▶ **Brief**
Nothing after the line with "rounded corners=25pt, minimum" belongs in the copy; extract the lines below from the top through that line, pictures left out.

▶ **Collected material**
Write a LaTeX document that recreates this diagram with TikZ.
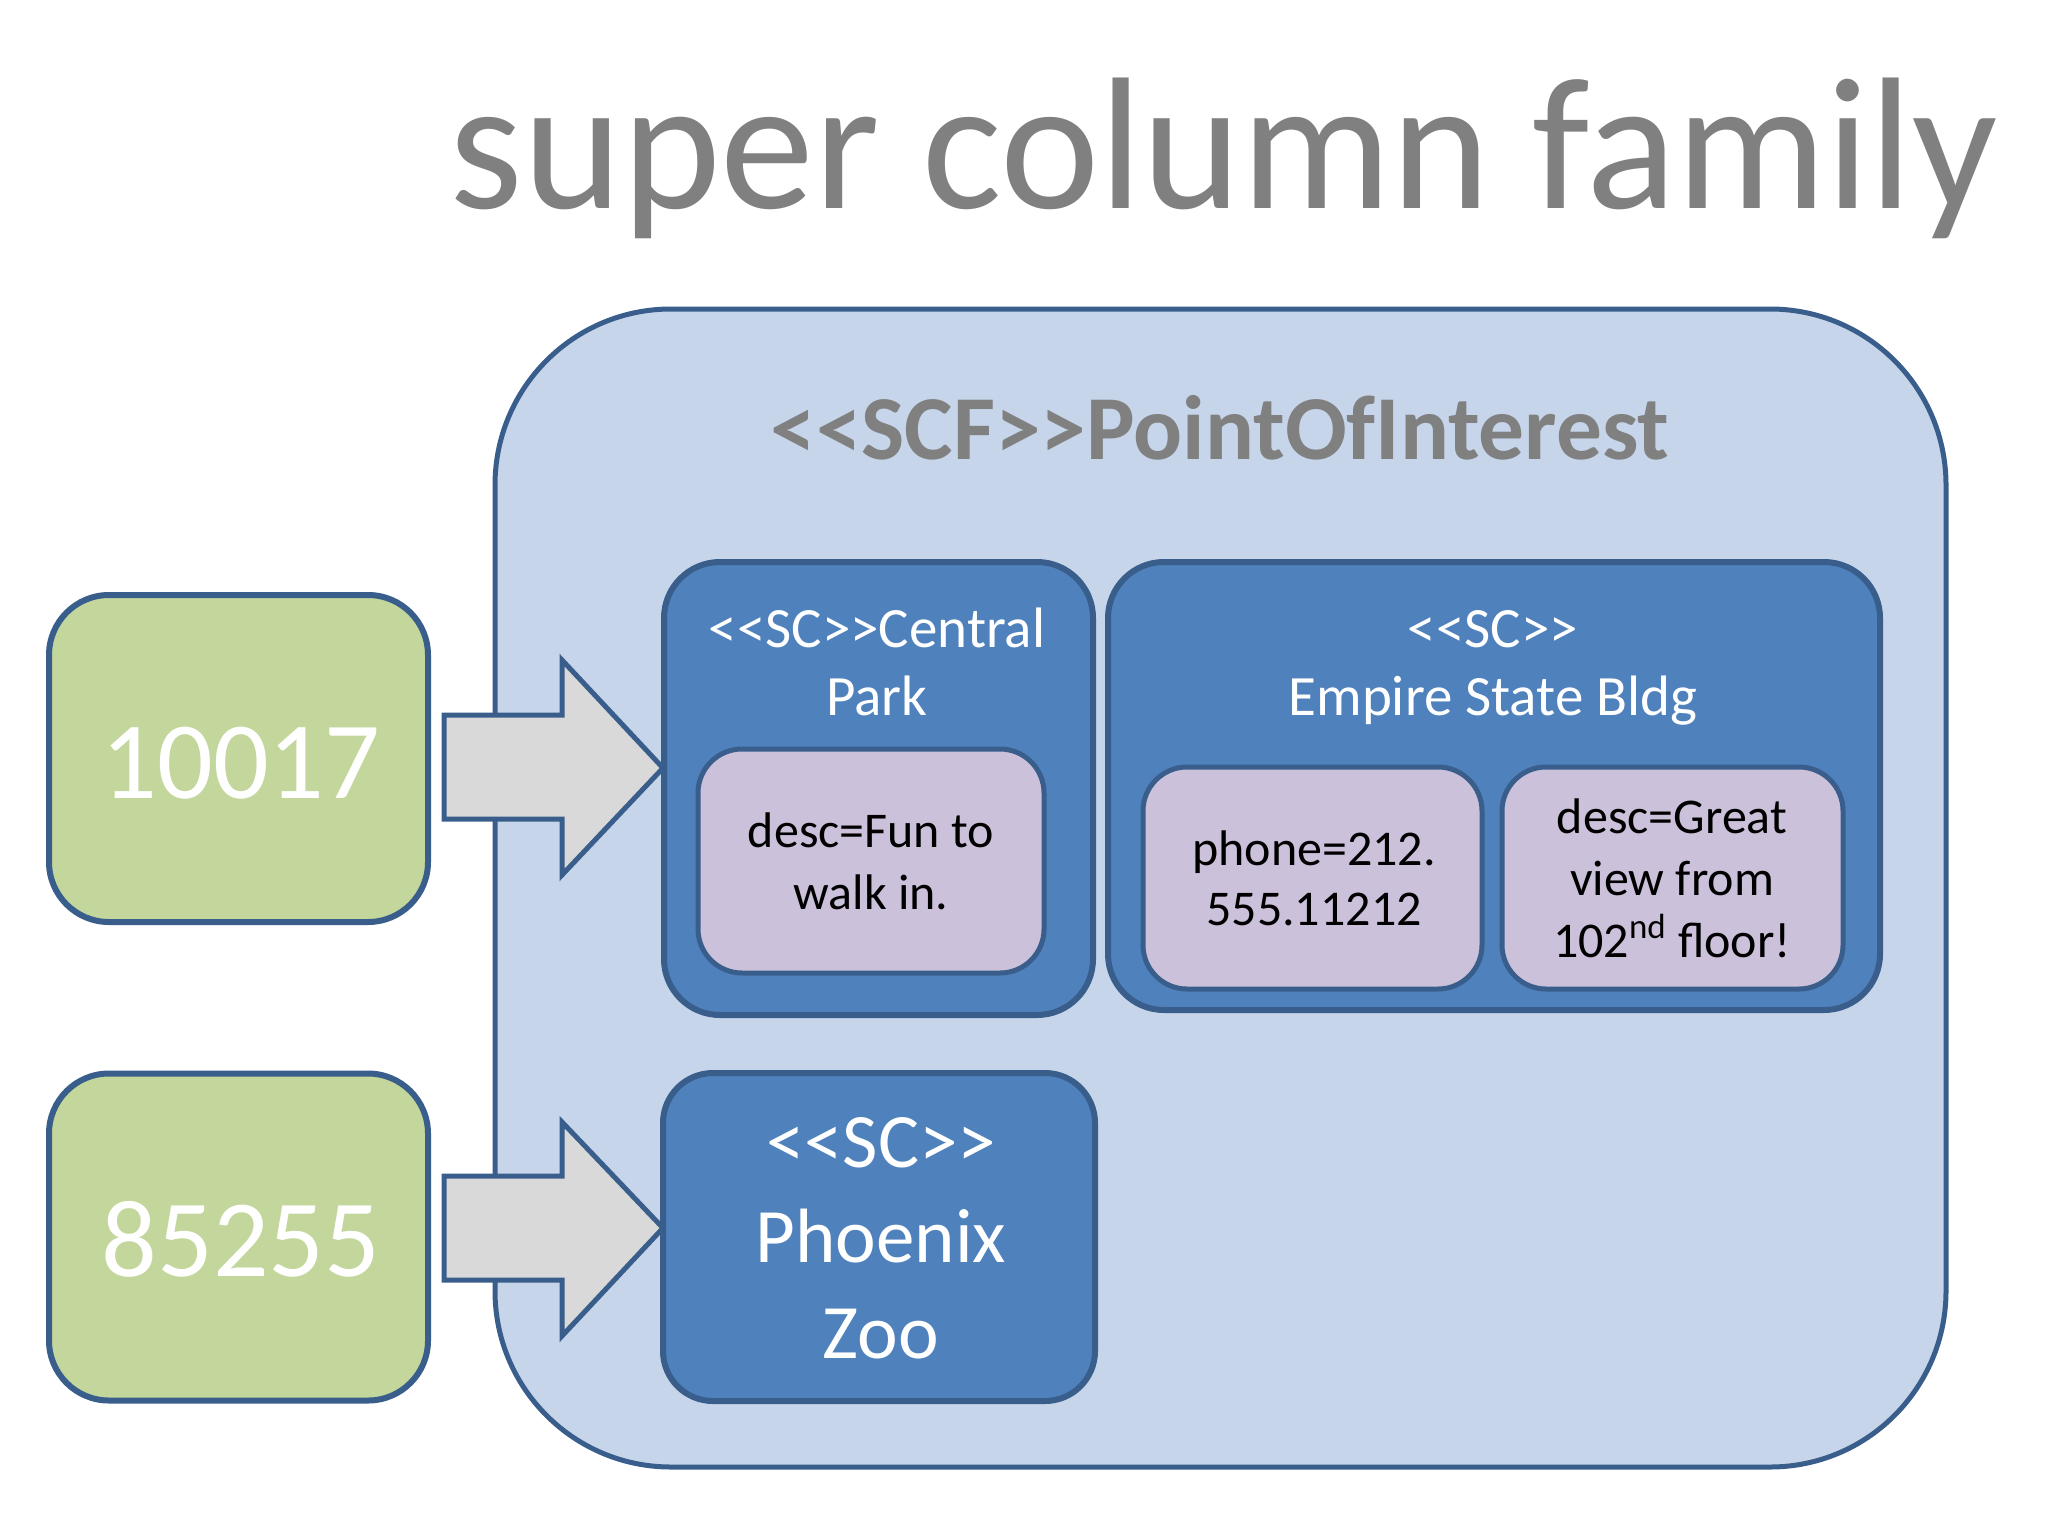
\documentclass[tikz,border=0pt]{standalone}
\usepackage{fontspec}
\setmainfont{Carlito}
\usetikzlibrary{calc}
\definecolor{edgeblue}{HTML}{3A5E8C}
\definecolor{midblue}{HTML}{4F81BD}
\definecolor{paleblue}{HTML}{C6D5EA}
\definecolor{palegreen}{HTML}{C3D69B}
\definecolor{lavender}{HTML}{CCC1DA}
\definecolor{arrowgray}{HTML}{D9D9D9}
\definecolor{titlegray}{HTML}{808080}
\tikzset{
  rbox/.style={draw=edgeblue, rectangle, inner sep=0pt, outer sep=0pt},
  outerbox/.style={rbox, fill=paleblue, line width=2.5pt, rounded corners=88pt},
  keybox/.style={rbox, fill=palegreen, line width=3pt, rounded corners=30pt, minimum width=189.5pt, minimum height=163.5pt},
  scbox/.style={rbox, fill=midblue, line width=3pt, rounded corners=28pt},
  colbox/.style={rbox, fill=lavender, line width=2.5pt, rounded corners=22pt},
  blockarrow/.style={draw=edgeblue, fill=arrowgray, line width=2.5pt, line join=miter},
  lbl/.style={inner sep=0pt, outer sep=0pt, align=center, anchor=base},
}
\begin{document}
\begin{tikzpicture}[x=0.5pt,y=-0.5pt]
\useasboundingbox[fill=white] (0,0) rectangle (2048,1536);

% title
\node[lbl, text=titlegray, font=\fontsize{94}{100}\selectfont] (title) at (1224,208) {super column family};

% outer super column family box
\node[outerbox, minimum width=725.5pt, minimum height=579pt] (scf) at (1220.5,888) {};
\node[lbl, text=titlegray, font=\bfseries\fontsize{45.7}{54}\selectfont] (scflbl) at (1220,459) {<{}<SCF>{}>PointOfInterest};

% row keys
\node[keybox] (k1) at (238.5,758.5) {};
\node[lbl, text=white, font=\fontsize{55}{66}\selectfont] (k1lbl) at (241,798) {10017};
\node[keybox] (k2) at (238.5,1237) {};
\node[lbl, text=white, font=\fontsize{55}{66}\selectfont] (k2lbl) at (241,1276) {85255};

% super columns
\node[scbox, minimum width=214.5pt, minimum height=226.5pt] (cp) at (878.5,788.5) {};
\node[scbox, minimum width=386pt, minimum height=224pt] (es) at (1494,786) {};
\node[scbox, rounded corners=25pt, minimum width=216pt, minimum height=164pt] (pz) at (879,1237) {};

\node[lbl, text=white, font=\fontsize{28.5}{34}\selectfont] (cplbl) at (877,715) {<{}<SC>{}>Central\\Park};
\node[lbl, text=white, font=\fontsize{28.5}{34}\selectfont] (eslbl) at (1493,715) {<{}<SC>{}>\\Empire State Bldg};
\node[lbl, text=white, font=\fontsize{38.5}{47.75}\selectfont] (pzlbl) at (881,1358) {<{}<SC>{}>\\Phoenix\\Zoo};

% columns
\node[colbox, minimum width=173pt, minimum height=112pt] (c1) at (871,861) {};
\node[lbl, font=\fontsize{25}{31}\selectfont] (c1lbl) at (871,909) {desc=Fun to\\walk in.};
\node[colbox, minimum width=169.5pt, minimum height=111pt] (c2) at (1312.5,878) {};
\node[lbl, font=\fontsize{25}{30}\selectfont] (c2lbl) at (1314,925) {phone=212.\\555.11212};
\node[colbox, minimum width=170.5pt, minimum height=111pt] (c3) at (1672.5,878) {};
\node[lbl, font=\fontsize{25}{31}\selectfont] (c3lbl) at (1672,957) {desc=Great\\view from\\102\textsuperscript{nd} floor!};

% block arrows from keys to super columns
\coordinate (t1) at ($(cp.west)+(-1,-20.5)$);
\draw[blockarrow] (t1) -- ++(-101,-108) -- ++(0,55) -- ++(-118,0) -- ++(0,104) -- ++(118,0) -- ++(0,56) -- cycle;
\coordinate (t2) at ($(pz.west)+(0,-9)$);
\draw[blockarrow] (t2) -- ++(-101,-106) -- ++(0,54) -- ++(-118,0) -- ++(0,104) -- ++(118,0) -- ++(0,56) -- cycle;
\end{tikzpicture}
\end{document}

▶ **Correct response**
Write a LaTeX document that recreates this diagram with TikZ.
\documentclass[tikz,border=0pt]{standalone}
\usepackage{fontspec}
\setmainfont{Carlito}
\usetikzlibrary{calc}
\definecolor{edgeblue}{HTML}{3A5E8C}
\definecolor{midblue}{HTML}{4F81BD}
\definecolor{paleblue}{HTML}{C6D5EA}
\definecolor{palegreen}{HTML}{C3D69B}
\definecolor{lavender}{HTML}{CCC1DA}
\definecolor{arrowgray}{HTML}{D9D9D9}
\definecolor{titlegray}{HTML}{808080}
\tikzset{
  rbox/.style={draw=edgeblue, rectangle, inner sep=0pt, outer sep=0pt},
  outerbox/.style={rbox, fill=paleblue, line width=2.5pt, rounded corners=88pt},
  keybox/.style={rbox, fill=palegreen, line width=3pt, rounded corners=30pt, minimum width=189.5pt, minimum height=163.5pt},
  scbox/.style={rbox, fill=midblue, line width=3pt, rounded corners=28pt},
  colbox/.style={rbox, fill=lavender, line width=2.5pt, rounded corners=22pt},
  blockarrow/.style={draw=edgeblue, fill=arrowgray, line width=2.5pt, line join=miter},
  lbl/.style={inner sep=0pt, outer sep=0pt, align=center, anchor=base},
}
\begin{document}
\begin{tikzpicture}[x=0.5pt,y=-0.5pt]
\useasboundingbox[fill=white] (0,0) rectangle (2048,1536);

% title
\node[lbl, text=titlegray, font=\fontsize{94}{100}\selectfont] (title) at (1224,208) {super column family};

% outer super column family box
\node[outerbox, minimum width=725.5pt, minimum height=579pt] (scf) at (1220.5,888) {};
\node[lbl, text=titlegray, font=\bfseries\fontsize{45.7}{54}\selectfont] (scflbl) at (1220,459) {<{}<SCF>{}>PointOfInterest};

% row keys
\node[keybox] (k1) at (238.5,758.5) {};
\node[lbl, text=white, font=\fontsize{55}{66}\selectfont] (k1lbl) at (241,798) {10017};
\node[keybox] (k2) at (238.5,1237) {};
\node[lbl, text=white, font=\fontsize{55}{66}\selectfont] (k2lbl) at (241,1276) {85255};

% super columns
\node[scbox, minimum width=214.5pt, minimum height=226.5pt] (cp) at (878.5,788.5) {};
\node[scbox, minimum width=386pt, minimum height=224pt] (es) at (1494,786) {};
\node[scbox, rounded corners=25pt, minimum width=216pt, minimum height=164pt] (pz) at (879,1237) {};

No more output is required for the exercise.